Classes cancelled unless contract deal reached by June 30
camp
Camp leaders Kathi Smith, Amanda Dorst, Alice Moore and Mandana Hezar warm their hands on a make-believe fire in preparation for Norgate Community School's nature-themed weekly summer camps, June 30-July 18.

Most summer school classes on the North Shore will likely be cancelled unless the teachers and the province reach a deal within the next week.

That could affect about 1,400 students who had planned to take summer classes.

Administrators in both North Vancouver and West Vancouver are holding off making final decisions as long as possible.

This week, however, the teachers union said pickets would be set up outside sites where summer school is usually held and teachers who usually teach those classes won't be on the job.

The province has asked the Labour Relations Board to declare some summer classes - which allow high school students to pass courses they have failed - an essential service.

But that only covers a small percentage of the courses generally offered in the summer.

In North Vancouver, between 600 and 700 students usually register for summer school, said Laurie Martin, district administrator for the program.

That includes a remedial 40-hour program for students in grades 8 to 10, which allows them a chance to pass courses.

It also includes a more popular 80-hour program that offers entire courses in a very compressed timeframe. Most students who sign up for summer school take that one, said Martin. Some students even rely on it to complete courses needed for graduation.

But if summer school is behind pickets, those courses won't go ahead.

Classes normally start on July 3, but "We're looking at pushing it back to July 7," Martin said.

About 300 students are also registered for online courses over the summer in North Vancouver. Martin said it isn't clear yet how those courses would be affected by a summer strike.

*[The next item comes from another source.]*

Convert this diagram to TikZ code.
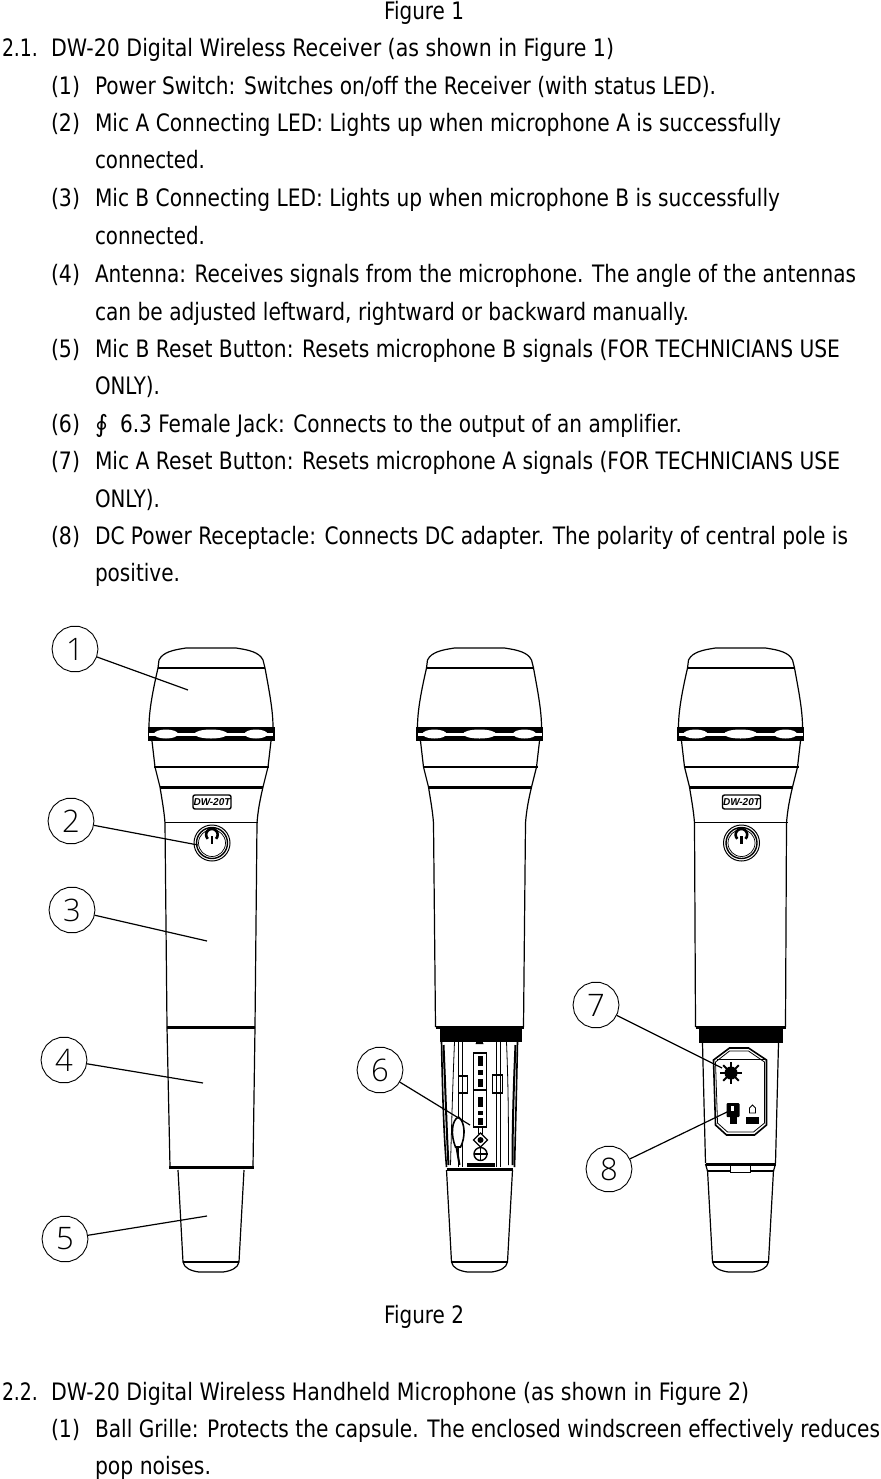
\documentclass[tikz,border=0pt]{standalone}
\usepackage{graphicx}
\usepackage{fontspec}
\usetikzlibrary{shapes.geometric}
\setmainfont[Ligatures=NoCommon]{DejaVu Sans}
\newfontfamily\digitf{Open Sans Light}
\newfontfamily\labf{Liberation Sans}
\tikzset{
  txt/.style={anchor=base west,inner sep=0pt,outer sep=0pt,font=\fontsize{24}{24}\selectfont},
  callout/.style={regular polygon,regular polygon sides=18,draw=black,line width=.9pt,fill=white,minimum size=46pt,inner sep=0pt,font=\digitf\fontsize{31}{31}\selectfont},
  leader/.style={line width=1.2pt},
  outl/.style={line width=1.2pt,line join=round},
  thinl/.style={line width=.8pt},
  heavy/.style={line width=3pt},
  micbadge/.style={draw=black,line width=1.4pt,rounded corners=2pt,minimum width=38pt,minimum height=14pt,inner sep=0pt,font=\labf\bfseries\itshape\fontsize{10}{10}\selectfont},
}
\newcommand\tl[5]{\node[txt] (#1) at (#2,#3) {\resizebox{\dimexpr#4pt-#2pt\relax}{\height}{#5}};}
\newcommand\mhead{%
  \draw[outl] (-46,823) .. controls (-47,810) and (-49,800) .. (-51,787) -- (-56,767) -- (-59,741);
  \draw[outl] (46,823) .. controls (47,810) and (49,800) .. (52,787) -- (57,767) -- (60,741);
  \draw[outl] (-62,727) .. controls (-62,710) and (-58,690) .. (-53,668) -- (-52,660) .. controls (-48,652) and (-38,650) .. (-25,648) -- (25,648) .. controls (38,650) and (48,652) .. (52,660) -- (54,668) .. controls (58,690) and (62,710) .. (62,727);
  \draw[line width=1.6pt] (-53,668) -- (54,668);
  \fill[black] (-63.5,727) rectangle (63.5,741);
  \fill[white] (-62,732.5) rectangle (62,735.5);
  \fill[white] (-45,734) ellipse (12 and 4.5);
  \fill[white] (0,734) ellipse (16.5 and 4.5);
  \fill[white] (45,734) ellipse (11.5 and 4.5);
  \draw[line width=2pt] (-57,767) -- (58,767);
  \draw[heavy] (-51,787) -- (52,787);
}
\newcommand\mbody[1]{% body bottom half-width
  \draw[outl] (-46,823) -- (-#1,1027);
  \draw[outl] (46,823) -- (#1,1027);
  \draw[heavy] (-#1,1027) -- (#1,1027);
}
\newcommand\mhandle{%
  \draw[outl] (-33,1170) -- (-28,1262) .. controls (-27,1268) and (-20,1271) .. (-12,1272) -- (12,1272) .. controls (20,1271) and (27,1268) .. (28,1262) -- (33,1170);
  \draw[line width=1.6pt] (-28,1262) -- (28,1262);
}
\newcommand\mpower{%
  \draw[thinl] (0,822.5) ++(-46,0) -- ++(93,0);
  \draw[line width=1pt] (1,843) circle (18);
  \draw[line width=1.4pt] (1,843) circle (15.5);
  \draw[line width=.7pt] (1,843) circle (13.5);
  \draw[line width=2.6pt] (5,838.8) arc[start angle=45,end angle=-225,radius=5.8];
  \draw[line width=2.6pt] (1,836) -- (1,844);
}
\begin{document}
\begin{tikzpicture}[x=1pt,y=-1pt]
\useasboundingbox (0,0) rectangle (880,1479);
\fill[white] (0,0) rectangle (880,1479);
% text
\tl{f1}{384}{20}{464}{Figure 1}
\tl{n21}{2}{57}{38}{2.1.}
\tl{t21}{51}{57}{614}{DW-20 Digital Wireless Receiver (as shown in Figure 1)}
\tl{p1}{51}{95}{80}{(1)}
\tl{a1}{95}{95}{716}{Power Switch: Switches on/off the Receiver (with status LED).}
\tl{p2}{51}{132}{80}{(2)}
\tl{a2}{95}{132}{781}{Mic A Connecting LED: Lights up when microphone A is successfully}
\tl{a2b}{95}{169}{205}{connected.}
\tl{p3}{51}{207}{80}{(3)}
\tl{a3}{95}{207}{780}{Mic B Connecting LED: Lights up when microphone B is successfully}
\tl{a3b}{95}{244}{205}{connected.}
\tl{p4}{51}{282}{80}{(4)}
\tl{a4}{95}{282}{856}{Antenna: Receives signals from the microphone. The angle of the antennas}
\tl{a4b}{95}{320}{689}{can be adjusted leftward, rightward or backward manually.}
\tl{p5}{51}{357}{80}{(5)}
\tl{a5}{95}{357}{840}{Mic B Reset Button: Resets microphone B signals (FOR TECHNICIANS USE}
\tl{a5b}{95}{394}{160}{ONLY).}
\tl{p6}{51}{432}{80}{(6)}
\tl{phi}{95}{432}{108}{∮}
\tl{a6}{120}{432}{682}{6.3 Female Jack: Connects to the output of an amplifier.}
\tl{p7}{51}{469}{80}{(7)}
\tl{a7}{95}{469}{840}{Mic A Reset Button: Resets microphone A signals (FOR TECHNICIANS USE}
\tl{a7b}{95}{507}{160}{ONLY).}
\tl{p8}{51}{544}{80}{(8)}
\tl{a8}{95}{544}{848}{DC Power Receptacle: Connects DC adapter. The polarity of central pole is}
\tl{a8b}{95}{581}{180}{positive.}
\tl{f2}{384}{1323}{464}{Figure 2}
\tl{n22}{2}{1400}{38}{2.2.}
\tl{t22}{51}{1400}{749}{DW-20 Digital Wireless Handheld Microphone (as shown in Figure 2)}
\tl{p9}{51}{1437}{80}{(1)}
\tl{b1}{95}{1437}{880}{Ball Grille: Protects the capsule. The enclosed windscreen effectively reduces}
\tl{b1b}{95}{1474}{211}{pop noises.}
% mic 1
\begin{scope}[shift={(211,0)}]
  \mhead \mbody{44} \mpower
  \node[micbadge] (badge1) at (1,802) {DW-20T};
  \draw[outl] (-44,1027) -- (-41,1167);
  \draw[outl] (44,1027) -- (42,1167);
  \draw[heavy] (-42,1167) -- (43,1167);
  \mhandle
\end{scope}
% mic 2
\begin{scope}[shift={(479.5,0)}]
  \mhead \mbody{44}
  \fill[black] (-40,1029) rectangle (42,1042);
  \draw[line width=1.6pt] (-38,1042) .. controls (-37,1090) and (-36,1130) .. (-33,1167);
  \draw[line width=1.6pt] (38,1042) .. controls (37,1090) and (36,1130) .. (35,1167);
  \draw[line width=2pt] (-36,1045) .. controls (-34,1090) and (-33,1130) .. (-31,1165);
  \draw[line width=2pt] (36,1045) .. controls (34,1090) and (33,1130) .. (33,1165);
  \draw[thinl] (-25,1042) .. controls (-27,1090) and (-28,1130) .. (-29,1165);
  \draw[thinl] (27,1042) .. controls (29,1090) and (29,1130) .. (29,1165);
  \draw[thinl] (-21,1042) -- (-21,1167);
  \draw[thinl] (-17,1042) -- (-17,1167);
  \draw[thinl] (17,1042) -- (17,1167);
  \draw[thinl] (21,1042) -- (21,1167);
  \fill[black] (-4,1044) arc[start angle=180,end angle=360,radius=4] -- cycle;
  \draw[line width=1.2pt] (-6,1053) rectangle (7,1127);
  \draw[line width=1.2pt] (-6,1090) -- (7,1090);
  \foreach \yy/\hh in {1056/10,1070/5,1079/8,1097/10,1111/4,1118/7}{
    \fill[black] (-2,\yy) rectangle (3,\yy+\hh);
  }
  \draw[line width=1pt] (-1,1127) rectangle (3,1133);
  \draw[line width=1.6pt] (-21,1076) rectangle (-12,1093);
  \draw[line width=1.6pt] (13,1075) rectangle (23,1093);
  \draw[line width=1.6pt,fill=white] (-21,1117) .. controls (-28,1120) and (-29,1135) .. (-24,1147) -- (-19,1147) .. controls (-14,1138) and (-14,1122) .. (-21,1117) -- cycle;
  \draw[line width=2pt] (-23,1147) -- (-20,1165);
  \draw[line width=1.2pt] (1,1133) -- (8,1140) -- (1,1147) -- (-6,1140) -- cycle;
  \fill[black] (1,1140) circle (3);
  \draw[line width=1.4pt] (1,1154) circle (6.5);
  \draw[line width=1.2pt] (-6,1154) -- (8,1154) (1,1147) -- (1,1161);
  \fill[black] (-13,1163) rectangle (15,1167);
  \draw[heavy] (-33,1169) -- (33,1169);
  \mhandle
\end{scope}
% mic 3
\begin{scope}[shift={(740.5,0)}]
  \mhead \mbody{45} \mpower
  \node[micbadge] (badge3) at (1,802) {DW-20T};
  \fill[black] (-42,1029) rectangle (42,1043);
  \draw[outl] (-38,1043) -- (-35,1163);
  \draw[outl] (38,1043) -- (35,1163);
  \draw[heavy] (-35,1164) -- (35,1164);
  \draw[outl] (-35,1164) -- (-33,1171);
  \draw[outl] (35,1164) -- (33,1171);
  \draw[line width=1.6pt] (-33,1171) -- (33,1171);
  \draw[thinl,fill=white] (-10,1165) rectangle (10,1172);
  \draw[line width=1.6pt] (-27,1060) -- (-11,1048) -- (8,1048) -- (26,1060) -- (26,1125) -- (14,1135) -- (-14,1135) -- (-25,1125) -- cycle;
  \draw[thinl] (-25,1062) -- (-11,1051) -- (8,1051) -- (24,1062) -- (24,1123) -- (13,1132) -- (-13,1132) -- (-23,1123) -- cycle;
  \draw[thinl] (-24,1059) -- (25,1059);
  \fill[black] (-9.5,1073) circle (6.5);
  \foreach \aa in {0,45,...,315}{
    \draw[line width=2pt] (-9.5,1073) -- ++(\aa:11);
  }
  \fill[black,rounded corners=1pt] (-14,1103) rectangle (-1,1117);
  \fill[white] (-10,1106) rectangle (-7,1111);
  \fill[black] (-11,1117) rectangle (-4,1124);
  \draw[thinl] (9,1113) -- (9,1108) -- (12,1105) -- (15,1108) -- (15,1113) -- cycle;
  \fill[black] (5.5,1117) rectangle (18.5,1124);
  \mhandle
\end{scope}
% callouts
\node[callout] (c1) at (75,649) {1};
\node[callout] (c2) at (71,821) {2};
\node[callout] (c3) at (72,910) {3};
\node[callout] (c4) at (64,1060) {4};
\node[callout] (c5) at (65,1239) {5};
\node[callout] (c6) at (380,1070) {6};
\node[callout] (c7) at (596,1005) {7};
\node[callout] (c8) at (609,1169) {8};
\coordinate (e1) at (188,690);
\coordinate (e2) at (198,845);
\coordinate (e3) at (207,941);
\coordinate (e4) at (203,1083);
\coordinate (e5) at (207,1216);
\coordinate (e6) at (470,1125);
\coordinate (e7) at (722,1068);
\coordinate (e8) at (727,1112);
\foreach \n in {1,...,8}{ \draw[leader] (c\n) -- (e\n); }
\end{tikzpicture}
\end{document}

West Vancouver School District is in a similar situation.

About 700 students there have registered for summer school, but only a "tiny percentage" of those have signed up for remedial sessions that might be declared essential services, said spokeswoman Bev Pausche.

If summer school is picketed, both full-credit courses and elementary classes will be cancelled. She added the school district may not even have enough staff to teach remedial classes.

So far it's not clear whether any day camp programs run out of schools during the summer months would be affected by a continuing strike.

Fran Bourassa, who runs community school programs at Norgate, said the annual summer camp for elementary school kids focusing on outdoor education is going ahead as planned. But she said it's been difficult to get the word out to parents.

Registration has definitely been lagging, she said.

"Usually we're pretty full by now."

Daniel Storms, president of the North Vancouver Teachers Association, said the union hasn't worked out who will be on the picket lines when teachers are usually on their summer break. Mary Jo Hunt, a high school English teacher and mother of three children who go to school in North Vancouver, said after weeks on the picket line, teachers are feeling "frustrated and confused and passionate and angry."

Hunt said she usually teaches summer school and relies on that income. She added her kids have learned in the past two weeks "what protest looks like, what standing up for what you believe in looks like."

On Thursday, Education Minister Peter Fassbender said the government has no plans to legislate teachers back to work. He said the province is prepared to consider mediation but added the two sides must be closer together for that to work.